According to the company's State of Database Change Governance report, 96% of organisations allow AI to interact with production databases. Liquibase says that makes database governance a more urgent issue for software teams, security groups and compliance leaders, particularly in regulated sectors.

Database controls

The new governance feature uses the Liquibase MCP server to connect AI-assisted workflows to its database change management system. In practice, developers and AI tools can generate Liquibase-formatted changelogs, schema updates, rollback logic and AI-generated data definition language, while the software applies policy checks, governance workflows, drift detection and audit records before deployment.

The release is intended to prevent AI-generated changes from bypassing checks, approvals and recovery controls. It also emphasises schema lineage, allowing teams to trace how a database structure has changed over time and whether approved processes were followed.

Change Intelligence is another part of the release, giving teams visibility into what changed, who or what created a change, where it ran and whether controls were followed, alongside evidence for audits or investigations.

Drift detection is included to identify cases where environments no longer match the approved state.
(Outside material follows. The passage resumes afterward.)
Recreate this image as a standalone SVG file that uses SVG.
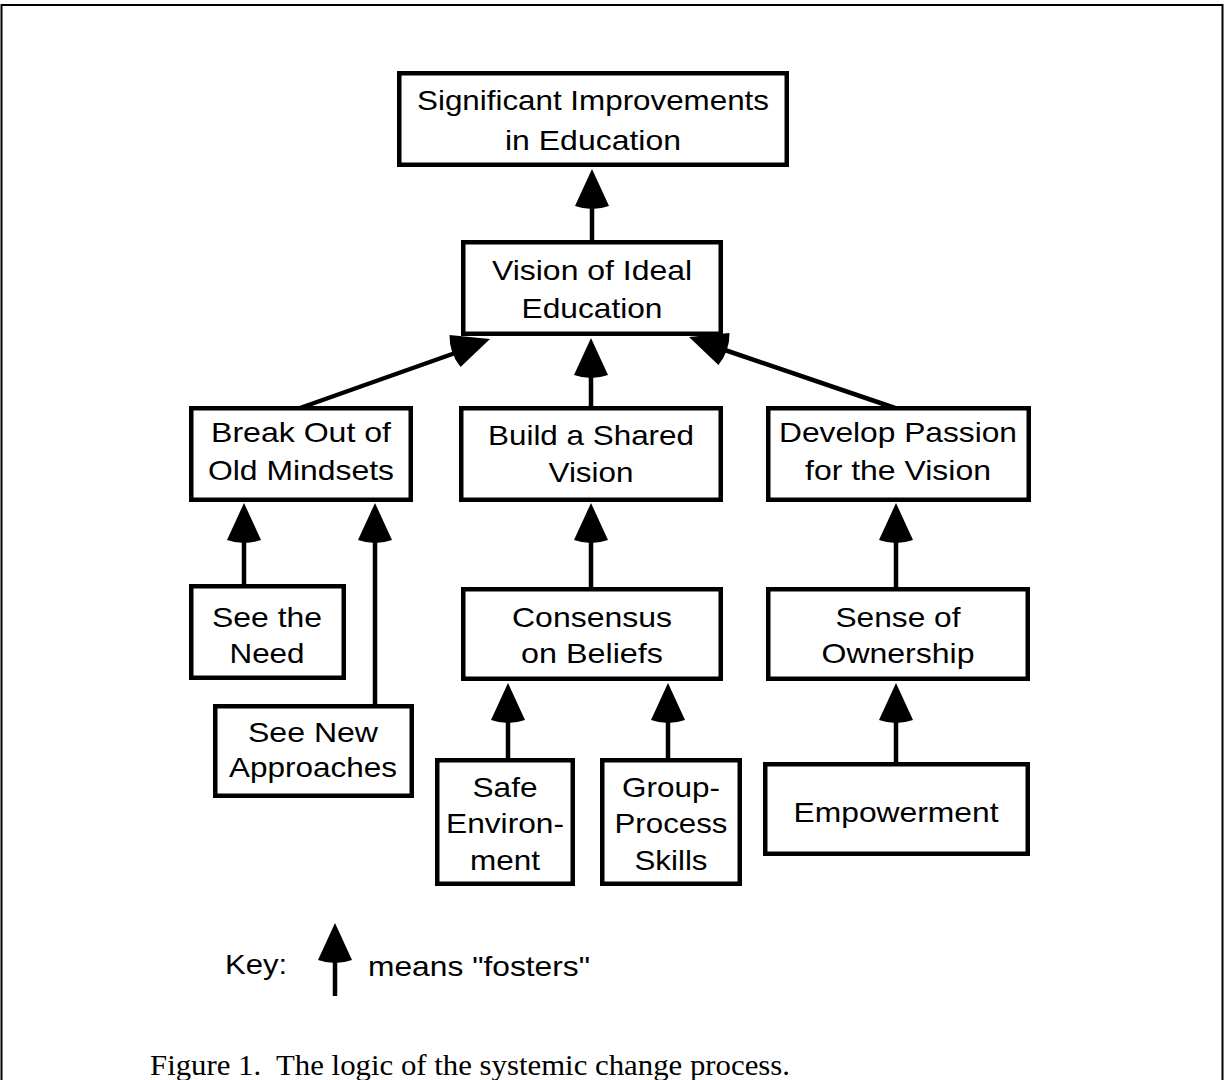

According to Liquibase, that covers manual updates, emergency fixes, shadow changes and AI-assisted modifications that did not pass through the governed workflow.

"AI agents are becoming part of how developers work, but they should not have a free pass to change production databases," said Pete Pickerill, co-founder of Liquibase.

"Agent Safe Governance means AI can help create a database change, while Liquibase Secure validates it, tracks it, checks it against policy, preserves schema lineage, detects drift and controls how it moves to production. That is the balance enterprises need: faster development without turning database change into an unmanaged risk surface," Pickerill said.

Broader coverage

Alongside the AI governance features, Secure 5.2 expands support for Teradata, MongoDB and DynamoDB. The additions are aimed at organisations managing mixed database estates across applications, data products and AI systems.

The release also adds VEX support for security teams. VEX files are intended to help organisations understand whether known vulnerabilities are relevant in a given product context, and to feed that information into automated scanners and response workflows.

Liquibase says the VEX material will be published through its repository, included with software bill of materials files inside the Secure distribution and made available as standalone files. The aim is to give security teams more structured information when assessing software supply chain risk.

Governance pressure

Liquibase framed the issue as especially important for sectors facing strict audit and compliance demands. Financial services, healthcare, insurance, retail, media and technology groups must show that database changes are reviewed, approved, traceable, recoverable and compliant, and the company argues that AI use raises the stakes rather than removing those obligations.

That reflects a broader industry shift as generative AI tools move deeper into software development and infrastructure work. While much of the early governance debate focused on application code and model use, database operations are emerging as another area where automated output can create operational and regulatory risk if controls lag behind.

Liquibase also says Liquibase Secure received five TrustRadius Top Rated Awards across Database DevOps, Build Automation, Release Management, Database Management and Version Control. The awards are based on customer reviews.

"Agent Safe Governance is not about slowing developers down," Pickerill said.

"It is about giving developers and AI assistants a safe path to move faster. Liquibase Secure lets teams use AI to accelerate database change authoring while giving platform, security and compliance leaders a complete system of control and evidence around what actually ships," he said.